I think the TL;DR is I don't believe changes in HOME, or SHELL are
safe to do in later revisions. This means developers:
 - Need to be careful when picking em!
 - Can use later revisions to set sane defaults for fresh installs.
 - Can't touch existing installs because changing HOME and SHELL can
cause user-facing breakage.

Often if HOME points somewhere that isn't /dev/null, you have to do
some kind of migration.

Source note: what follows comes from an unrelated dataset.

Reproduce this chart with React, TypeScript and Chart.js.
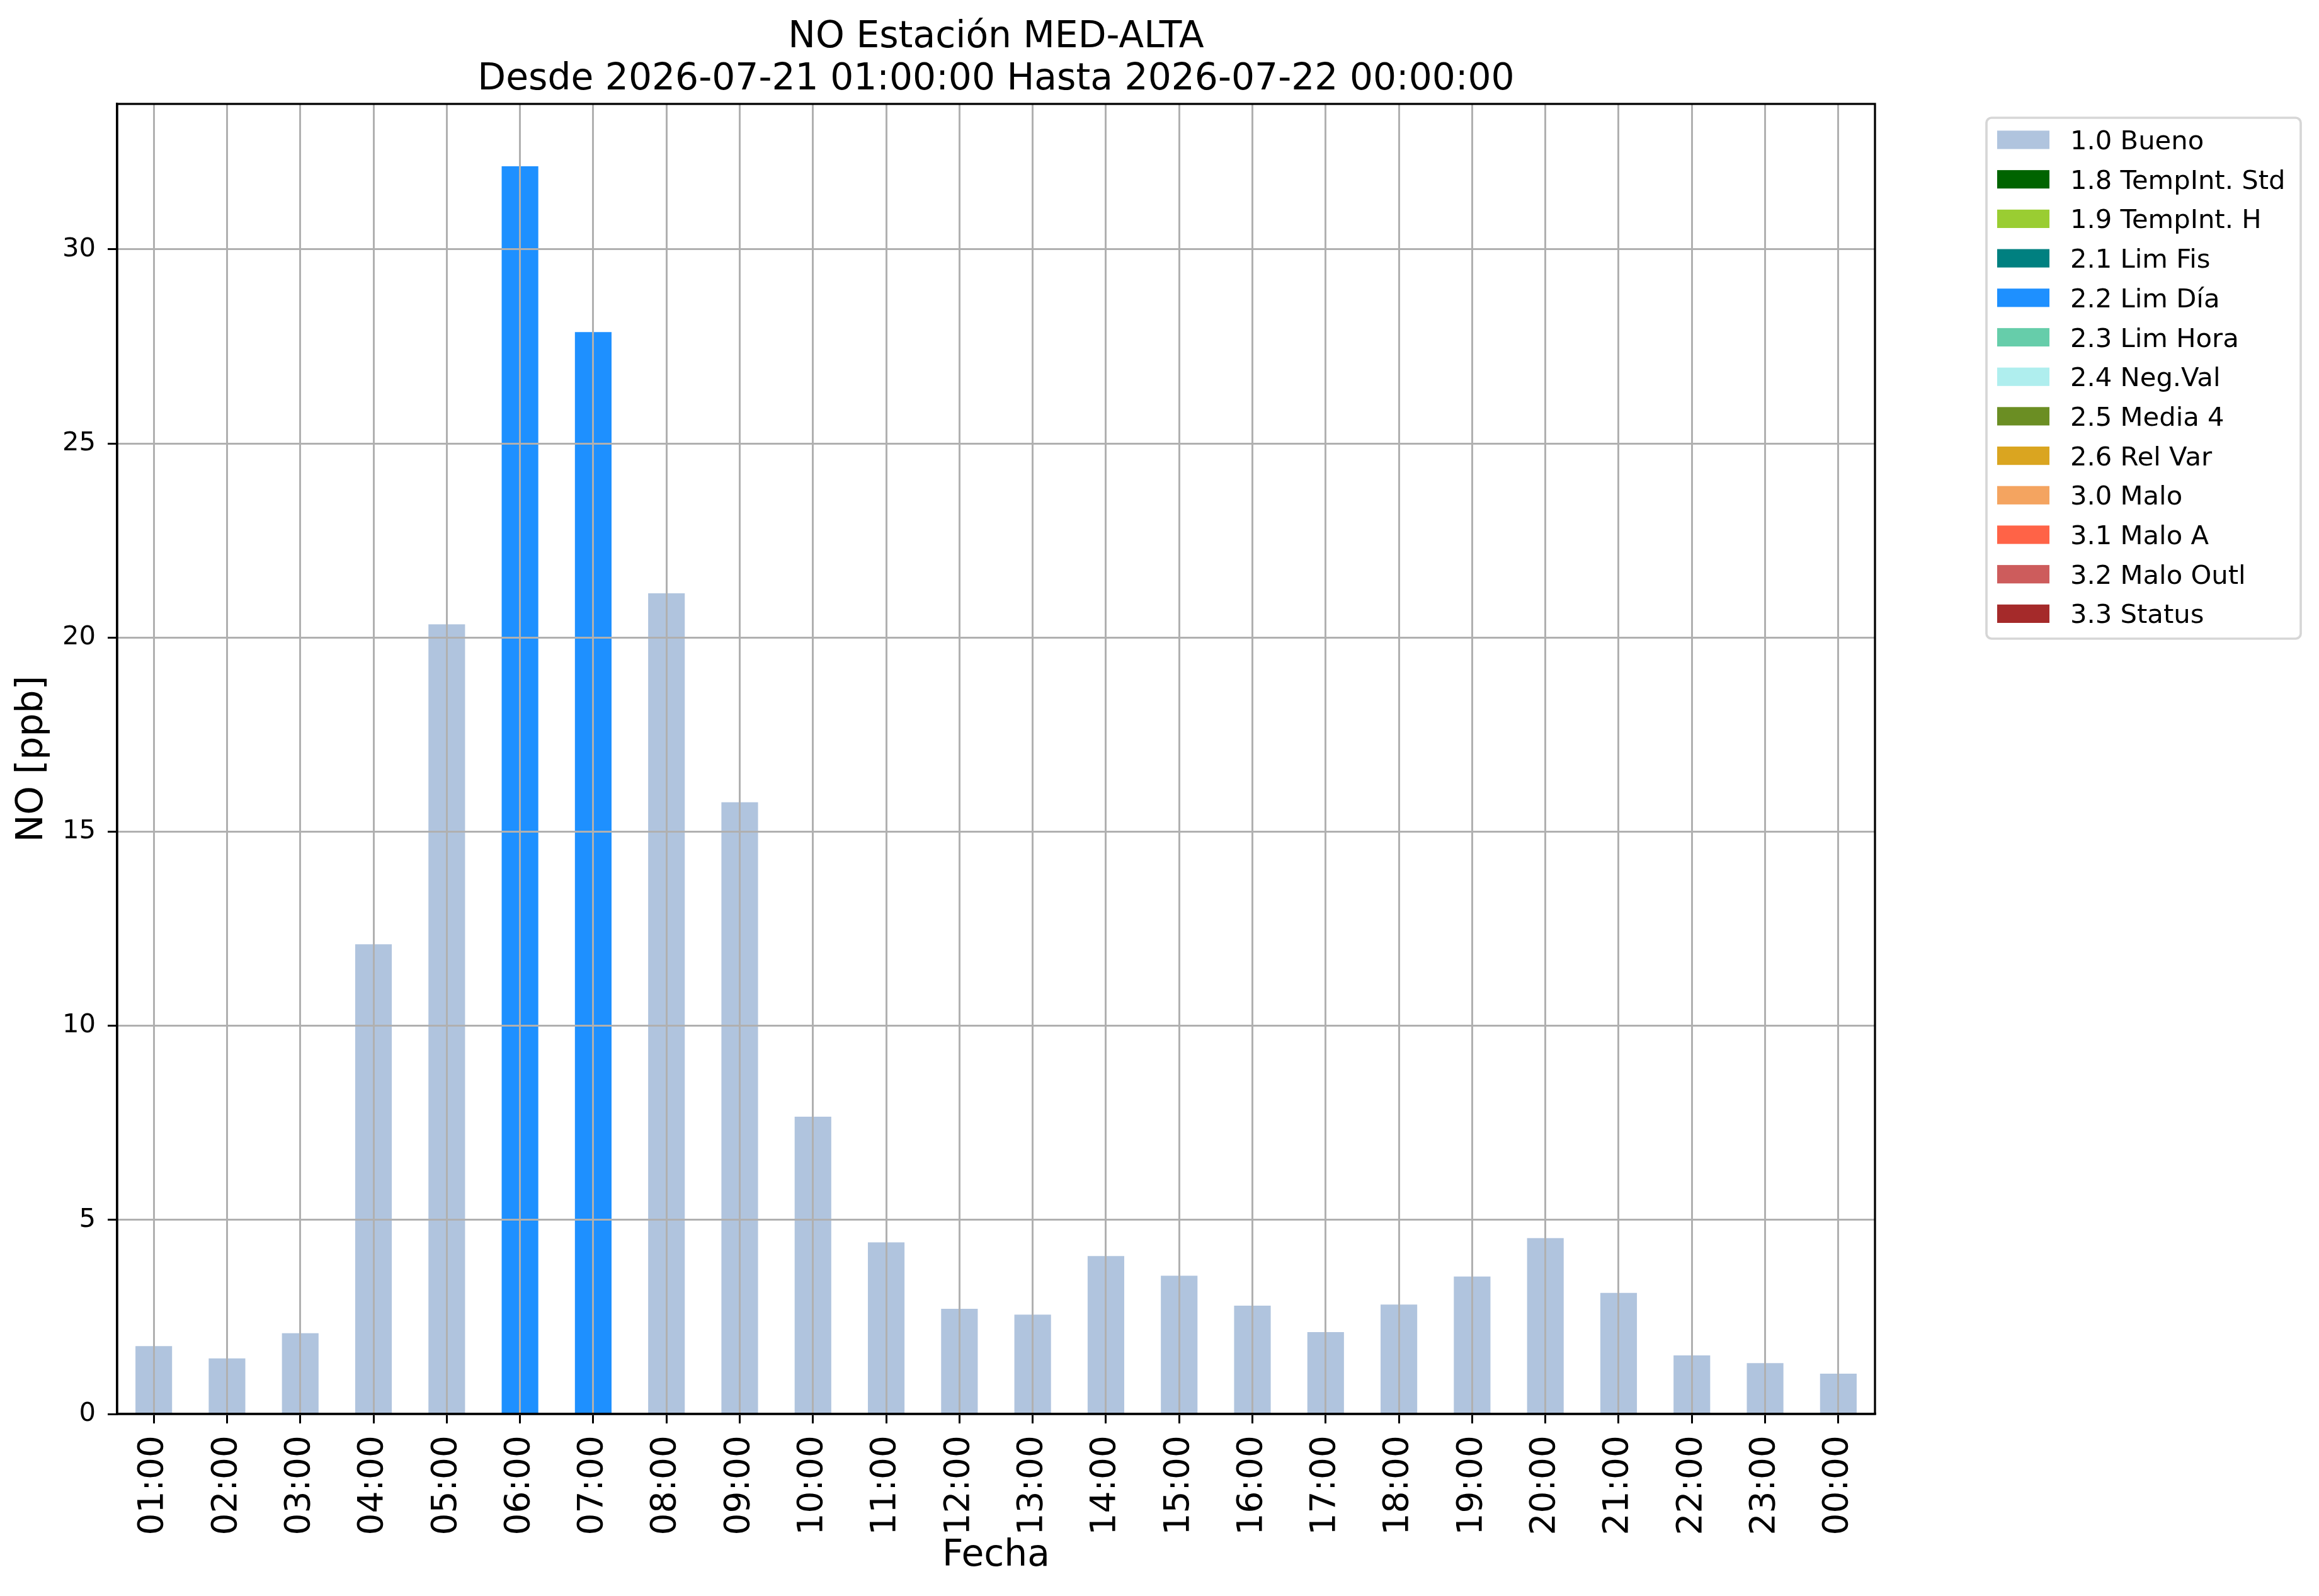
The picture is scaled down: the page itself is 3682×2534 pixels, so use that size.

I'd rather not enable that sort of breakage by
default because it's a per-app / per-user migration pain.

To pick an example:

The git user has a HOME in either /var/lib/gitea or /var/lib/gitolite.
If you change it, you will break whatever service is running.
This is the same for any service account whose $HOME stores
state...which is most of them with a HOME set.

-A

>
> Because of this, I think the new behavior should be opt-in, and people
> who use it should be aware that they will need to pay attention if any
> account changes are rolled out in new ebuild versions.
>
> > diff --git a/eclass/acct-user.eclass b/eclass/acct-user.eclass
> > index 22b0038fbff7..d60b1e53b4bb 100644
> > --- a/eclass/acct-user.eclass
> > +++ b/eclass/acct-user.eclass
> > @@ -309,6 +321,20 @@ acct-user_pkg_pretend() {
> >         fi
> >  }
> >
> > +# @FUNCTION: acct-user_pkg_setup
> > +# @DESCRIPTION:
> > +# Initialize internal environment variable(s).
> > +acct-user_pkg_setup() {
> > +       debug-print-function ${FUNCNAME} "${@}"
> > +
> > +       # check if user already exists
> > +       ACCT_USER_ALREADY_EXISTS=
> > +       if [[ -n $(egetent passwd "${ACCT_USER_NAME}") ]]; then
> > +               ACCT_USER_ALREADY_EXISTS=yes
> > +       fi
> > +       readonly ACCT_USER_ALREADY_EXISTS
> > +}
>
> I don't think this pkg_setup function is necessary; you could do this
> in pkg_preinst instead, before enewuser gets called.